Again Leah sees Egypt. The first son's name saw God seeing. The second son's name sees God hearing. Two verbs, two senses, two moments in the same coming redemption. Reuben was eyes. Simeon is ears.

The Exodus text will later use exactly this language. And God heard their groaning, and God remembered His covenant with Abraham, with Isaac, and with Jacob (Exodus 2:24). The Aramaic shama of Simeon's name will become the Hebrew shama of Moses' generation. Leah is speaking the vocabulary of the Exodus in the tent of her shepherd husband.

There is something even more intimate here. Leah felt unheard by Jacob. Her husband did not listen to her the way he listened to Rachel.
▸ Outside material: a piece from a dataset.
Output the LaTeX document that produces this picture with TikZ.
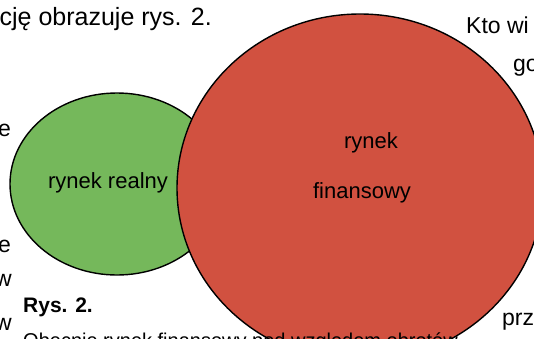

So when God listened to her, she named the experience and bound it to a future generation of Jews who would also feel unheard — in a brick kiln, under a taskmaster's whip. Shama, she promised them. He heard me. He will hear you.

The mother of six tribes was also a prophet. Every birth was a forecast.

The takeaway: when a Jew feels unheard by the people closest to them, the name Simeon is a reminder that Heaven is tuned to exactly that frequency.